• **Exercise requirements**: Collect the lines of the entries where "code" shows up.

• **Information given**:
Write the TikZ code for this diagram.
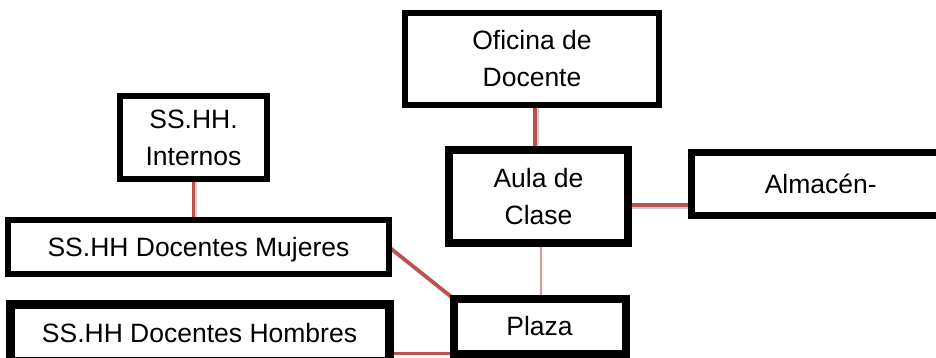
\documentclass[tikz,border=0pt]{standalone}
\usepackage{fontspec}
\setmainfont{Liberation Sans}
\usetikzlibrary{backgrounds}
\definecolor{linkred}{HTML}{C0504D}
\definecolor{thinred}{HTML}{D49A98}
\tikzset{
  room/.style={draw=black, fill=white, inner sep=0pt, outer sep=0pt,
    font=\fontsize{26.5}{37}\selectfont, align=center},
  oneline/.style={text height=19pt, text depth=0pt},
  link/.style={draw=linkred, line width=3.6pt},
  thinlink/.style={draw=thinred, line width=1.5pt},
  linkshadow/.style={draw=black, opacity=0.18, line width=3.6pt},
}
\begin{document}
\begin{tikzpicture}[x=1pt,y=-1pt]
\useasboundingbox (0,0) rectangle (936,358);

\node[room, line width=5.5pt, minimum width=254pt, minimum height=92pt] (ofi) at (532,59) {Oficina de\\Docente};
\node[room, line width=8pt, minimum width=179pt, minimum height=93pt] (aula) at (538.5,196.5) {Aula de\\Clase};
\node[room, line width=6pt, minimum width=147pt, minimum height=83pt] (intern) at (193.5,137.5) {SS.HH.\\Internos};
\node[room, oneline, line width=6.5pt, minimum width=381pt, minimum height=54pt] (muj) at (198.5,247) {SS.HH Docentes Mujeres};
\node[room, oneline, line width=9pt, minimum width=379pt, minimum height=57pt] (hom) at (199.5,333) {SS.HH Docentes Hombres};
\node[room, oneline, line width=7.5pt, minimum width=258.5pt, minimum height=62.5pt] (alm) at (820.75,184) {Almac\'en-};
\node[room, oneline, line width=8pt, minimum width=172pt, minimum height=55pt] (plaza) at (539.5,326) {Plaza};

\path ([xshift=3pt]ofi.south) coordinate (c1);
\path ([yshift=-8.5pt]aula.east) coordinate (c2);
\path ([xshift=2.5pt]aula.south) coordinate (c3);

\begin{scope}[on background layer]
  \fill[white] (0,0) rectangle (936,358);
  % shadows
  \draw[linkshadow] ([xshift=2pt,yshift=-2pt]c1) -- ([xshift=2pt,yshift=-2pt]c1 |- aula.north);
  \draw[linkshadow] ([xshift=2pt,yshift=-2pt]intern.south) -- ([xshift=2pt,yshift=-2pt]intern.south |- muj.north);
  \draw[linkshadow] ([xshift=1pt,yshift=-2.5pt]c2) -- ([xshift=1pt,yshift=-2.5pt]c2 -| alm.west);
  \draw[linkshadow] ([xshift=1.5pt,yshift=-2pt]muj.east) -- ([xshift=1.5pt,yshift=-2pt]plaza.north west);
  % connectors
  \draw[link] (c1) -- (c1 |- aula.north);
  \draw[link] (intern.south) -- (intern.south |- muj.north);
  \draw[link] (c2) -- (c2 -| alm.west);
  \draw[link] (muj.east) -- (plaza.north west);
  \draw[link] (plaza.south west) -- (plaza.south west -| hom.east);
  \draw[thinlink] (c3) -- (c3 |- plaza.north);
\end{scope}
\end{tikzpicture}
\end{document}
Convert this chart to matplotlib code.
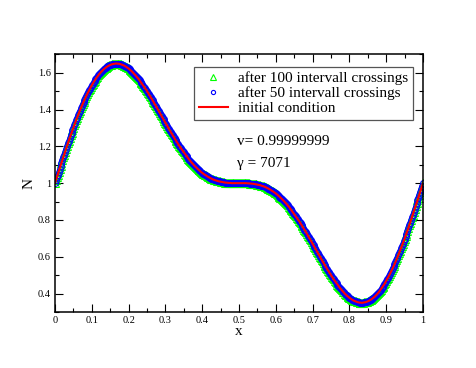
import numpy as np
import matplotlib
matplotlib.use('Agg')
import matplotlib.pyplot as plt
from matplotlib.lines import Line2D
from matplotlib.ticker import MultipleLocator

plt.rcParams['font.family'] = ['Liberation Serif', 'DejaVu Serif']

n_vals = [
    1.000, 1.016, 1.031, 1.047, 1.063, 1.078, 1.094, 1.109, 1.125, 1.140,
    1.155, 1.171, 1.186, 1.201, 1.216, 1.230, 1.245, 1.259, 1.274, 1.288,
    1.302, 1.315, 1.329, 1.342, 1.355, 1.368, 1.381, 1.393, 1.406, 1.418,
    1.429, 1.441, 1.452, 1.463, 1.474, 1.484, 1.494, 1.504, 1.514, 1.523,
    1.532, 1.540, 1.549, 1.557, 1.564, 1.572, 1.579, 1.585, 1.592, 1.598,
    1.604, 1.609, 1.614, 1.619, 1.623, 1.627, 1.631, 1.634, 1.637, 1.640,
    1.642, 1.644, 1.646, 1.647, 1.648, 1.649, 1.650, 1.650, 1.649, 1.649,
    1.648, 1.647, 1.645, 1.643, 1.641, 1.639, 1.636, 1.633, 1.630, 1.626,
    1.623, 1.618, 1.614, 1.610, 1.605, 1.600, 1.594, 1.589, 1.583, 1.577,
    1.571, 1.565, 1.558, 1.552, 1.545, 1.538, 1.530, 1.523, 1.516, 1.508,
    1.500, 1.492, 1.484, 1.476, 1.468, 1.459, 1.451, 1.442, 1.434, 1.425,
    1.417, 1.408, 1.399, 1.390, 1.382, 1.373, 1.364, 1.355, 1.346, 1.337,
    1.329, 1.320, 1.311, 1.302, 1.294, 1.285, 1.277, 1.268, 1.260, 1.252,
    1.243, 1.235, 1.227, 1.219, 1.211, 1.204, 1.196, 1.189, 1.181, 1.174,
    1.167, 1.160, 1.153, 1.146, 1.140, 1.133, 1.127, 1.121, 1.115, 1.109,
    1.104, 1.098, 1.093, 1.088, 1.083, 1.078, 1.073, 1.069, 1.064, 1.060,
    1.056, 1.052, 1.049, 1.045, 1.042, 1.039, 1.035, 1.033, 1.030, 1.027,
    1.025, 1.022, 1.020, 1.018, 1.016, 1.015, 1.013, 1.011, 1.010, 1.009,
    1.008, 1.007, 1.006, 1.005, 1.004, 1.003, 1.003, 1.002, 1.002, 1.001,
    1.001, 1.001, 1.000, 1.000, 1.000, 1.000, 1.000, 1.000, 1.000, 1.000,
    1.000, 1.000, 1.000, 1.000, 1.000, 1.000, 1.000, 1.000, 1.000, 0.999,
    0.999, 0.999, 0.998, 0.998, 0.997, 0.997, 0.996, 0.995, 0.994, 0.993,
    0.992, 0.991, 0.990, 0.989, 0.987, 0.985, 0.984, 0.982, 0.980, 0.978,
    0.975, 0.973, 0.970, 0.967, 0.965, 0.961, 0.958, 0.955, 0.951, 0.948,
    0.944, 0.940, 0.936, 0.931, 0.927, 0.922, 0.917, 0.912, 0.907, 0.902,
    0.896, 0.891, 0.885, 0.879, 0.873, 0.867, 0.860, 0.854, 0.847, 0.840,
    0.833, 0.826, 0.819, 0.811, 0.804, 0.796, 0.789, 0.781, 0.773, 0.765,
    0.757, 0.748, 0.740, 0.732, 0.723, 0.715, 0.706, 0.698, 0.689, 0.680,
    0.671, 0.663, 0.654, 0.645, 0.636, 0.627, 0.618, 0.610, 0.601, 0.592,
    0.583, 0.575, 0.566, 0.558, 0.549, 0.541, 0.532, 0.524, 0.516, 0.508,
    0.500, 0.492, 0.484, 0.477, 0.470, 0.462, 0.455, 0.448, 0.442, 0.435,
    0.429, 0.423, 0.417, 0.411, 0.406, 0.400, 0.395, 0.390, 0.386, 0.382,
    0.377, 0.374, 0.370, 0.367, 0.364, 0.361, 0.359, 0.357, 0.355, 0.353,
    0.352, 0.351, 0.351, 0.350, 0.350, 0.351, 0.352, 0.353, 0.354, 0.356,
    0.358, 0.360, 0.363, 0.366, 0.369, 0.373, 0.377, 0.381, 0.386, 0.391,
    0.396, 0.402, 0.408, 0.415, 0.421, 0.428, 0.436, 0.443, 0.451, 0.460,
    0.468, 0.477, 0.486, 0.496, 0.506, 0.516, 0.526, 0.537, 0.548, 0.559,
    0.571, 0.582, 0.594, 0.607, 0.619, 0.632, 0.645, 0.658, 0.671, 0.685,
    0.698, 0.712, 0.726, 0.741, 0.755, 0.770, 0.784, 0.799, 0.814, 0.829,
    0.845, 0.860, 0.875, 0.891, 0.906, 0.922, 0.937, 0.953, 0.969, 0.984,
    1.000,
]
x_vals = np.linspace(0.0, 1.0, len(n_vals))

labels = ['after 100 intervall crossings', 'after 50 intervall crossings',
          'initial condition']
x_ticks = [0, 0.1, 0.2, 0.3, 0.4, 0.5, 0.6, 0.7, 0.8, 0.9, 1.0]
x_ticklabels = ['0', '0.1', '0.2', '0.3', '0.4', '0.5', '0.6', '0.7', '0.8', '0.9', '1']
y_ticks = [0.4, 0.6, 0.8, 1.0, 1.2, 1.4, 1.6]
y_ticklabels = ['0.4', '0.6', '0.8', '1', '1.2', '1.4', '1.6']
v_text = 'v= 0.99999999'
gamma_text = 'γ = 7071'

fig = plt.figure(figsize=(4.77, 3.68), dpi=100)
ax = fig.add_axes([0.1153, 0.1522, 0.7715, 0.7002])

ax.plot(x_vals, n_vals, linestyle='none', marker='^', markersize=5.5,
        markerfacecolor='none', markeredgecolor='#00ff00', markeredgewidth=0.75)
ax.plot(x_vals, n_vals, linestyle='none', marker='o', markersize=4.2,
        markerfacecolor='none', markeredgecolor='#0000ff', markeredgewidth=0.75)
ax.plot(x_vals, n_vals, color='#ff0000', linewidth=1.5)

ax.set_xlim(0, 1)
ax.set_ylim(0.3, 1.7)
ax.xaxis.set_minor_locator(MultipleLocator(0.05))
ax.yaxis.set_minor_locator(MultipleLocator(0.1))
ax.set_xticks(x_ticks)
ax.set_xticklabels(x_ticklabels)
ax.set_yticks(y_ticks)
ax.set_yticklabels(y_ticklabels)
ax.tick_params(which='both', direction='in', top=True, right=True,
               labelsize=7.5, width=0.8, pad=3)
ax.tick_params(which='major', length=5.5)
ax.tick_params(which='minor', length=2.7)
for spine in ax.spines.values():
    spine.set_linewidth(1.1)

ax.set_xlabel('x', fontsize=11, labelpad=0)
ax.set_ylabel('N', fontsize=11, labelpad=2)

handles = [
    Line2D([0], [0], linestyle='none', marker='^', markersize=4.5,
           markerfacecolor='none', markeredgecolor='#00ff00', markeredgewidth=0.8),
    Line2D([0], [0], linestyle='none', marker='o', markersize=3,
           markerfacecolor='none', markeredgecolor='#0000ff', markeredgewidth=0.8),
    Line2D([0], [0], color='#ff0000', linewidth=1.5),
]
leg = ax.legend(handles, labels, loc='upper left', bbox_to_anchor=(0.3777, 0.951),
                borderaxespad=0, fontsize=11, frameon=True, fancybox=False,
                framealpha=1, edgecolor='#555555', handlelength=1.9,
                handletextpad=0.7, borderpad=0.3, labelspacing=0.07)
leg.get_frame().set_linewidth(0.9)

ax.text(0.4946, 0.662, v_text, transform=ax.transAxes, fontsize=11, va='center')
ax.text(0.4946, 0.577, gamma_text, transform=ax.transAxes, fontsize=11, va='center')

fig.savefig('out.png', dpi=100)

• **Correct answer**:
Write the TikZ code for this diagram.
Convert this chart to matplotlib code.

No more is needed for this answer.